Rossi says shoulder still a big factor

Valentino Rossi said continued pain from the shoulder he injured last year was a bigger factor than bike performance in his low-key seventh place finish in his first race with Ducati in Qatar

Rossi says shoulder still a big factor

The seven-time MotoGP champion was unable to get his Ducati career off to a dream beginning - although he did fly through from ninth on the grid to briefly hold second at the first corner.

He reckoned fighting for fourth would have been possible, though he suspects he would have fallen back to seventh when his shoulder got weaker whatever happened.

"I had a great start, and that was a nice feeling because the horsepower that this bike has really helps it to launch," said Rossi.

"Then I made a small error in the first turn, which is a shame because I got stuck behind [Hector] Barbera for a few laps. Otherwise I would have been closer to [Marco] Simoncelli and [Andrea] Dovizioso, since anyway there was a period when I lapped with them.

"I wouldn't have beaten them though, because at the end of the race, I'm no longer able to ride like I have to. I'm not referring to the Ducati because even last year, after I hurt my shoulder, I had the same problems in the latter parts of the races, and since the two bikes are so different, it means that it's really a matter of me not being physically right."

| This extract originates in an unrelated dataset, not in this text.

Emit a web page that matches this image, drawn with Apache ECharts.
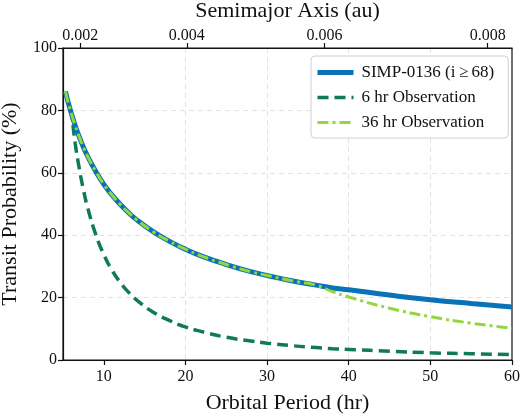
<!DOCTYPE html>
<html>
<head>
<meta charset="utf-8">
<script src="https://cdn.jsdelivr.net/npm/echarts@6/dist/echarts.min.js"></script>
<style>
  html, body { margin: 0; padding: 0; background: #fff; }
  #chart { width: 520px; height: 415px; }
</style>
</head>
<body>
<div id="chart"></div>
<script>
// orbital period (hr) sample points
const periods = [5.3, 5.6, 6, 6.5, 7, 7.5, 8, 9, 10, 11, 12, 13, 14, 16, 18, 20, 22, 25, 28, 30, 33, 36, 38, 40, 45, 50, 55, 60];
// transit probability (%)
const simpProb  = [86, 82.9, 79.2, 75.1, 71.5, 68.2, 65.4, 60.5, 56.3, 52.9, 49.9, 47.3, 45.0, 41.2, 38.1, 35.5, 33.3, 30.6, 28.3, 27.1, 25.4, 24.0, 23.1, 22.5, 20.8, 19.3, 18.1, 17.0];
const obs6Prob  = [86, 82.9, 79.2, 69.3, 61.3, 54.6, 49.0, 40.3, 33.8, 28.8, 24.9, 21.8, 19.3, 15.4, 12.7, 10.6, 9.1, 7.3, 6.1, 5.4, 4.6, 4.0, 3.6, 3.4, 2.8, 2.3, 2.0, 1.7];
const obs36Prob = [86, 82.9, 79.2, 75.1, 71.5, 68.2, 65.4, 60.5, 56.3, 52.9, 49.9, 47.3, 45.0, 41.2, 38.1, 35.5, 33.3, 30.6, 28.3, 27.1, 25.4, 24.0, 21.9, 20.2, 16.6, 13.9, 11.8, 10.2];

const periodTicks = [10, 20, 30, 40, 50, 60];
const axisTicks = [0.002, 0.004, 0.006, 0.008];   // au
const axisTickLabels = ['0.002', '0.004', '0.006', '0.008'];

const seriesNames = ['SIMP-0136 (i\u2009\u2265\u200968)', '6 hr Observation', '36 hr Observation'];

// Kepler's third law, host mass ~0.0121 Msun -> period in hours
const hostMass = 0.0121;
function periodOf(a) {
  return Math.sqrt(a * a * a / hostMass) * 365.25 * 24;
}
const axisTickPeriods = axisTicks.map(periodOf);

const FONT = 'Liberation Serif';
const pairs = (ys) => periods.map((p, i) => [p, ys[i]]);

const chart = echarts.init(document.getElementById('chart'), null, { renderer: 'canvas' });

const option = {
  animation: false,
  textStyle: { fontFamily: FONT, color: '#111' },
  grid: {
    left: 63, right: 8, top: 48, bottom: 55,
    outerBoundsMode: 'none', containLabel: false,
    show: true, borderColor: '#111', borderWidth: 1.2, backgroundColor: 'transparent'
  },
  legend: {
    orient: 'vertical',
    left: 311, top: 56,
    padding: [8, 14, 7, 4],
    itemGap: 8,
    itemWidth: 36, itemHeight: 14,
    backgroundColor: '#fff',
    borderColor: '#d0d0d0', borderWidth: 1, borderRadius: 4,
    itemStyle: { opacity: 0 },
    textStyle: { fontFamily: FONT, fontSize: 17, lineHeight: 15, color: '#111', padding: [0, 0, 0, 3] },
    data: [
      { name: seriesNames[0], lineStyle: { width: 5 } },
      { name: seriesNames[1], lineStyle: { width: 3.5 } },
      { name: seriesNames[2], lineStyle: { width: 3 } }
    ]
  },
  xAxis: [
    {
      type: 'value', position: 'bottom',
      min: 5, max: 60,
      name: 'Orbital Period (hr)', nameLocation: 'middle', nameGap: 32,
      nameTextStyle: { fontFamily: FONT, fontSize: 22, color: '#111' },
      axisLine: { show: true, lineStyle: { color: '#111', width: 1.2 } },
      axisTick: { show: true, length: 5, customValues: periodTicks, lineStyle: { color: '#111', width: 1.2 } },
      axisLabel: { customValues: periodTicks, fontFamily: FONT, fontSize: 16, color: '#111', margin: 9 },
      splitLine: { show: true, showMinLine: false, showMaxLine: false, lineStyle: { color: '#e3e3e3', type: [5, 4], width: 1 } }
    },
    {
      type: 'value', position: 'top',
      min: 5, max: 60,
      name: 'Semimajor Axis (au)', nameLocation: 'middle', nameGap: 26,
      nameTextStyle: { fontFamily: FONT, fontSize: 22, color: '#111' },
      axisLine: { show: true, lineStyle: { color: '#111', width: 1.2 } },
      axisTick: { show: true, length: 5, customValues: axisTickPeriods, lineStyle: { color: '#111', width: 1.2 } },
      axisLabel: {
        customValues: axisTickPeriods, fontFamily: FONT, fontSize: 16, color: '#111', margin: 4,
        formatter: function (v) {
          let best = 0;
          axisTickPeriods.forEach((p, i) => { if (Math.abs(p - v) < Math.abs(axisTickPeriods[best] - v)) best = i; });
          return axisTickLabels[best];
        }
      },
      splitLine: { show: false }
    }
  ],
  yAxis: {
    type: 'value', min: 0, max: 100, interval: 20,
    name: 'Transit Probability (%)', nameLocation: 'middle', nameGap: 42,
    nameTextStyle: { fontFamily: FONT, fontSize: 22, color: '#111' },
    axisLine: { show: true, lineStyle: { color: '#111', width: 1.2 } },
    axisTick: { show: true, length: 5, lineStyle: { color: '#111', width: 1.2 } },
    axisLabel: { fontFamily: FONT, fontSize: 16, color: '#111', margin: 6 },
    splitLine: { show: true, showMinLine: false, showMaxLine: false, lineStyle: { color: '#e3e3e3', type: [5, 4], width: 1 } }
  },
  series: [
    {
      name: seriesNames[0], type: 'line', xAxisIndex: 0, z: 3,
      data: pairs(simpProb), symbol: 'none', smooth: 0.5,
      lineStyle: { color: '#0a72b6', width: 5 }, itemStyle: { color: '#0a72b6' }
    },
    {
      name: seriesNames[1], type: 'line', xAxisIndex: 0, z: 2,
      data: pairs(obs6Prob), symbol: 'none', smooth: 0.5,
      lineStyle: { color: '#10795c', width: 3.5, type: [11, 6] }, itemStyle: { color: '#10795c' }
    },
    {
      name: seriesNames[2], type: 'line', xAxisIndex: 0, z: 4,
      data: pairs(obs36Prob), symbol: 'none', smooth: 0.5,
      lineStyle: { color: '#93d63d', width: 3, type: [11, 4, 3, 4] }, itemStyle: { color: '#93d63d' }
    }
  ]
};

chart.setOption(option);
</script>
</body>
</html>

But despite acknowledging the role his physical problems played in the result, Rossi said a lot of work was required at Ducati as well.

"For sure we're not here to get seventh-place finishes, but there are also positive things from this race, starting with the times, because we were lapping pretty quickly," he said.

"We also have to improve the bike because the others have clearly made a step forward since last year. Still, I learned a lot in this test and in this race, and we've already given very specific instructions about what must be done in the long term, in order to improve for the second half of the season for example.

"In the near term, on the other hand, we'll work on the set-up, we'll keep gathering experience, and I'll continue exercising and doing everything I can to recuperate physically."

Rossi's team-mate Nicky Hayden was ninth, which he felt was a reasonable result after he was delayed behind Randy de Puniet's crash on the opening lap.

"I got a bad start in the race, and then when de Puniet crashed, I just about ran over him and had to come to a complete stop," Hayden explained. "I'm happy I didn't run into him, but that was a bad break, because I was dead last with a gap to the next person.

"I started picking my way through, and once I got into ninth, I got into a decent rhythm and started doing my pace. I was trying to catch [Colin] Edwards because I thought it would've been nice to have a last-lap race with him, but I didn't quite get to him.

"It's been a tough weekend for me on and off the track, but everybody around here is working to the maximum. They're the first ones in and the last ones out. I can't be happy with the ride, but I came from dead last, and my fastest lap was my last one. We've got a lot of work to do, but it's just one race, and no one can say we weren't trying."